Adds analyst comment, updates prices
CANBERRA, Feb 1 (Reuters) - Chicago wheat futures moved lower on Thursday amid weak demand and falling export prices in Russia, while soybeans and corn also lost ground and were just above multi-year lows on the prospect of ample supply.
The most-active what contract on the Chicago Board of Trade (CBOT) Wv1 was down 0.3% at $5.93-1/4 a bushel by 0337 GMT. Prices fell 5.2% in January and aren't far from a three-year low of $5.40 reached last September.
CBOT soybeans Sv1 fell 0.2% to $12.19-3/4 a bushel and were close to Tuesday's two-year low of $11.88, while corn Cv1 slipped 0.3% to $4.47 a bushel and was near a three-year low of $4.37 hit twice during January.
"Grain prices are likely to remain under pressure, as markets globally and locally battle with a supply outlook for 2024 that is more plentiful than in past years," said Stefan Vogel at Rabobank in Sydney.
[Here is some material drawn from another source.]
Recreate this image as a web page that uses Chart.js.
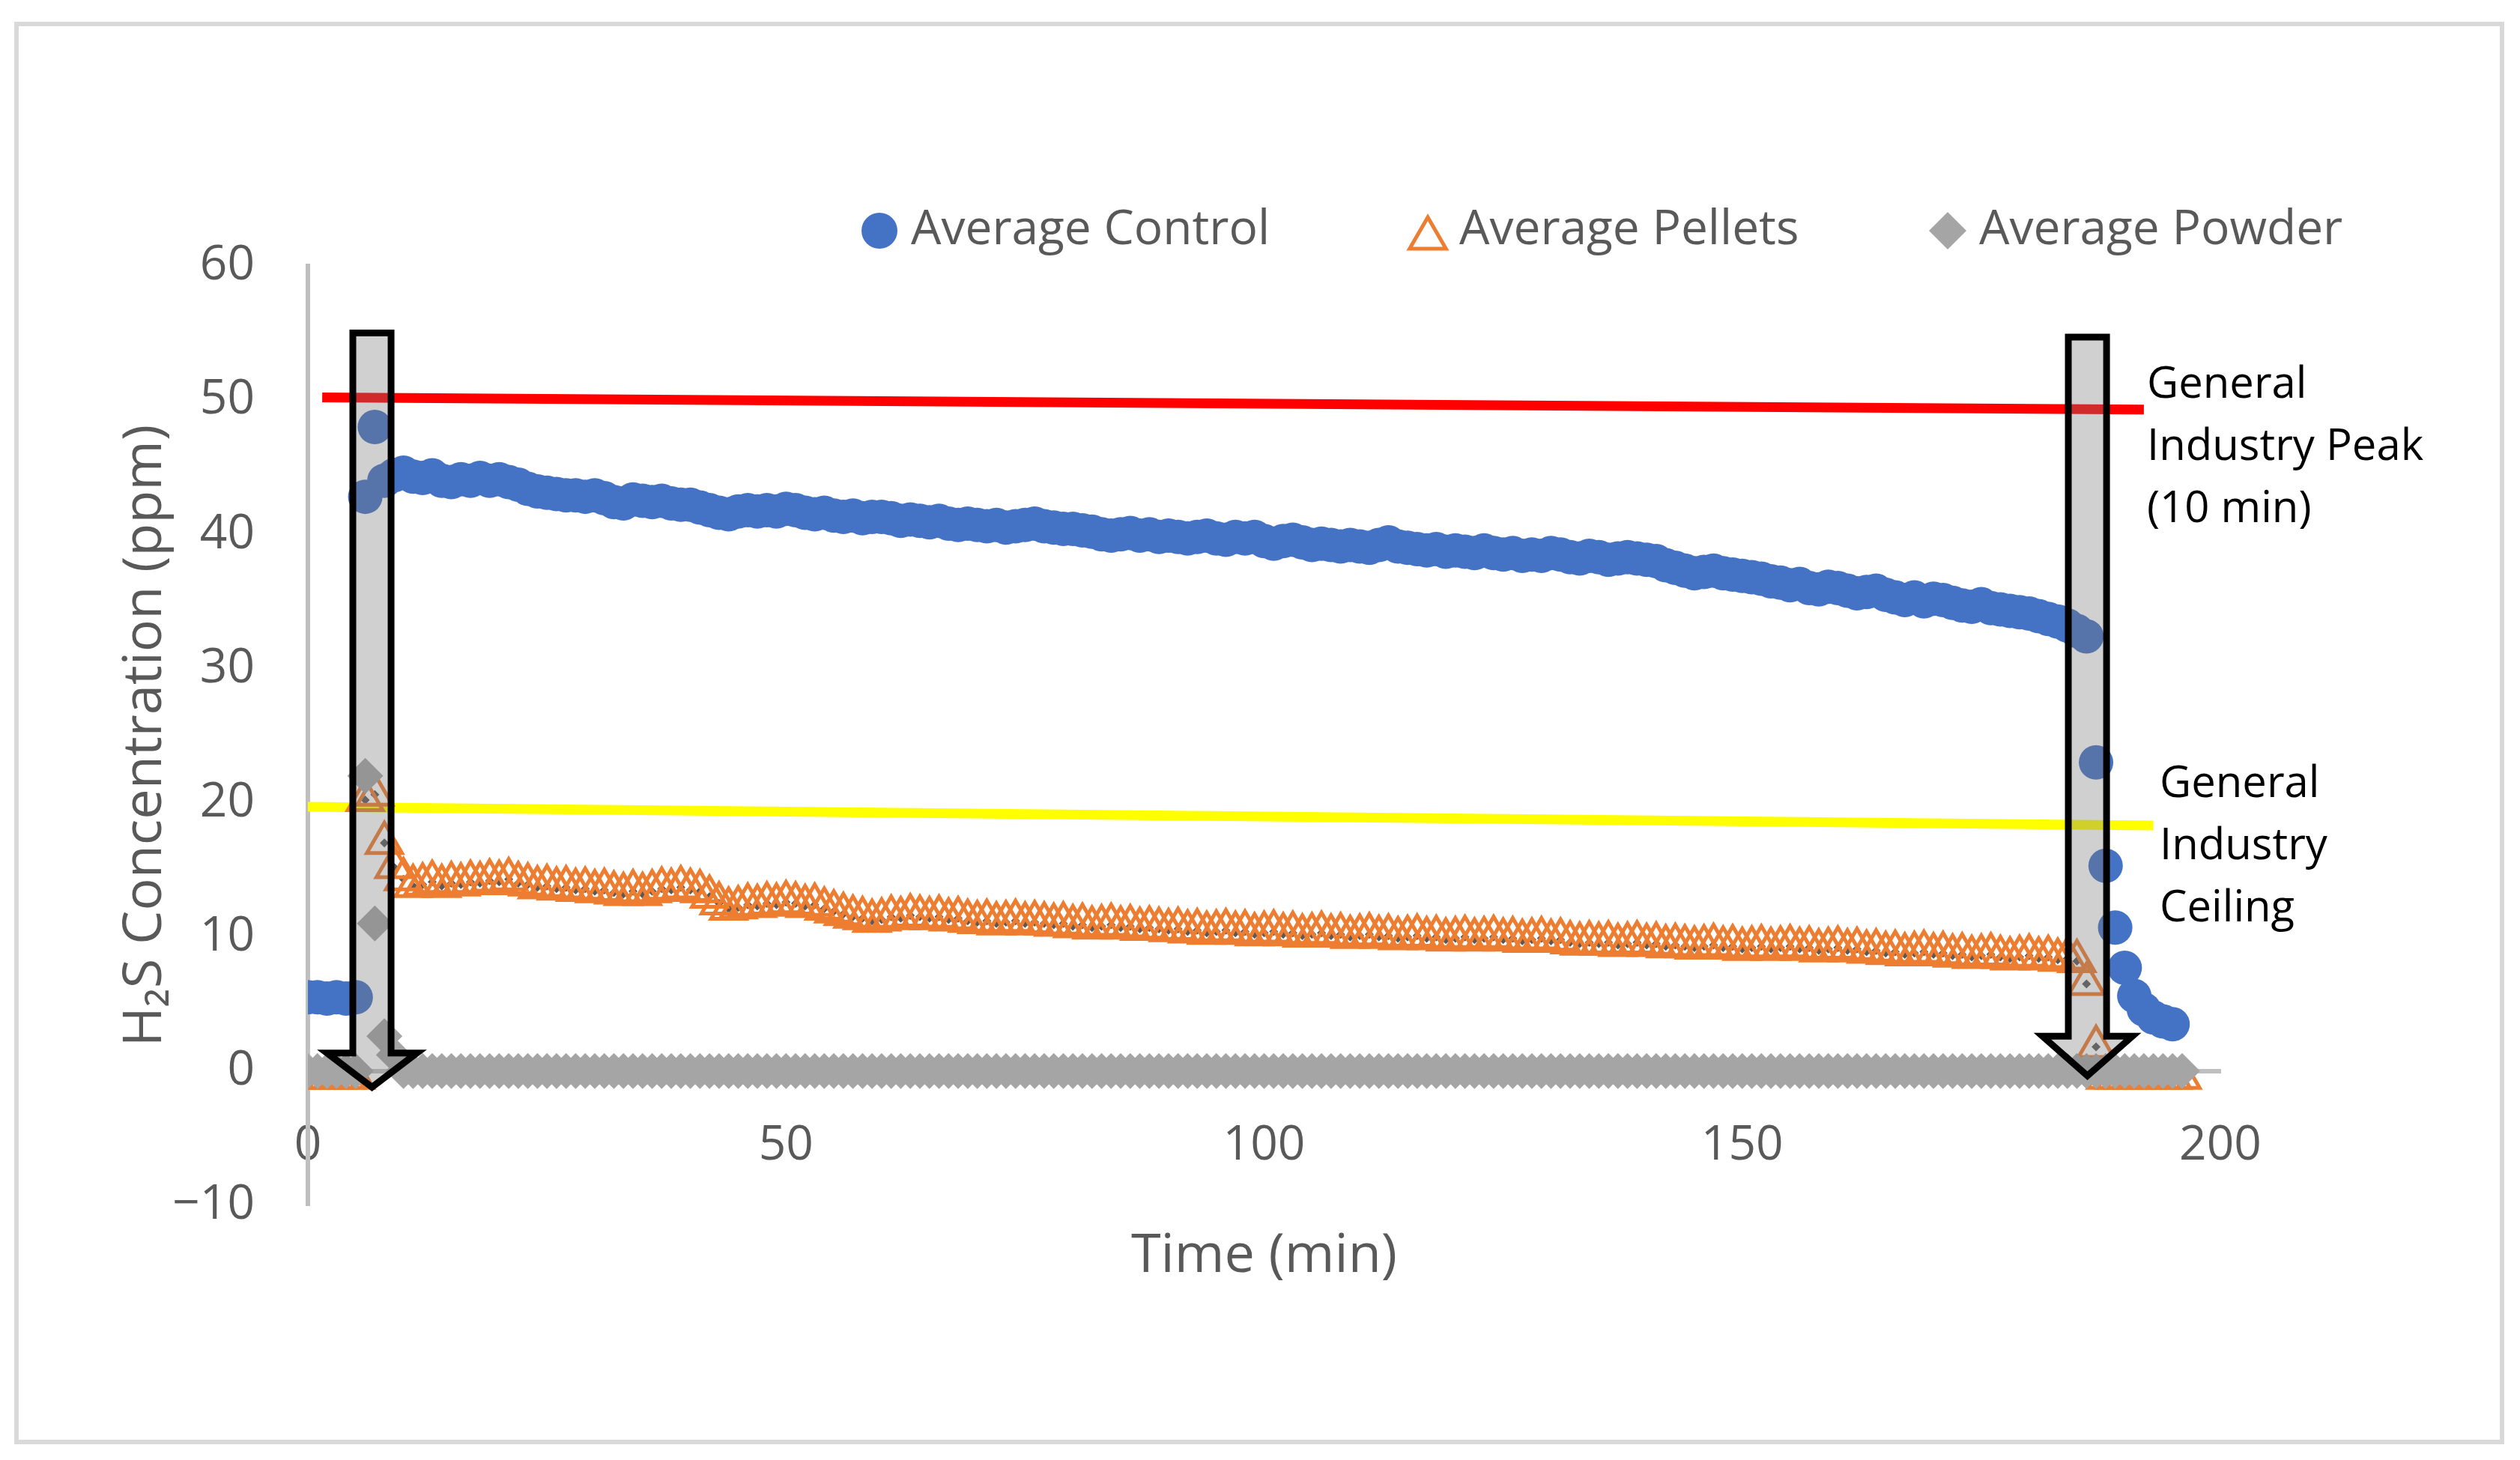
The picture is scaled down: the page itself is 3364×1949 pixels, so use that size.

"For a significant 2024 price upside for grain, the world would need to see weather-related supply shortages arise."
Falling wheat prices in Russia, which still has a large surplus to shift before this summer's harvest, have kept the wheat market's focus on Black Sea supplies.
Russia's agriculture minister, meanwhile, said the country would increase the area for the 2024 harvest by 300,000 hectares to 84.5 million hectares, bolstering expectations for another bumper crop.
Euronext wheat futures hit new contract lows on Wednesday.
Data showing a fourth consecutive monthly decline in China's manufacturing activity did nothing to ease concerns about Chinese demand for agricultural imports. O/R
The U.S. dollar also strengthened during January, making U.S. farm products less attractive to importers. UDS=FRX/
Commodity funds - which hold net short positions in CBOT wheat, corn and soybeans - were net sellers of wheat and corn futures on Wednesday while buying soybeans, traders said.
Argentina's farm regions are bracing for a heat wave over the next week, followed by rains that will douse the northern, western and southern regions but largely miss the center-east zone, the Buenos Aires grains exchange said.
India's major wheat-growing areas in the north could experience above normal temperatures in February, the country's weather office said, raising concerns about crop yields.
Ukraine's agricultural maritime exports are expected to fall to around 3.8 million metric tons in January from around 6.1 million tons in the prior month, brokers said.
The European Commission proposed measures to limit agricultural imports from Ukraine and offer greater flexibility on rules for fallow land in a bid to quell protests by angry farmers in France and other EU members.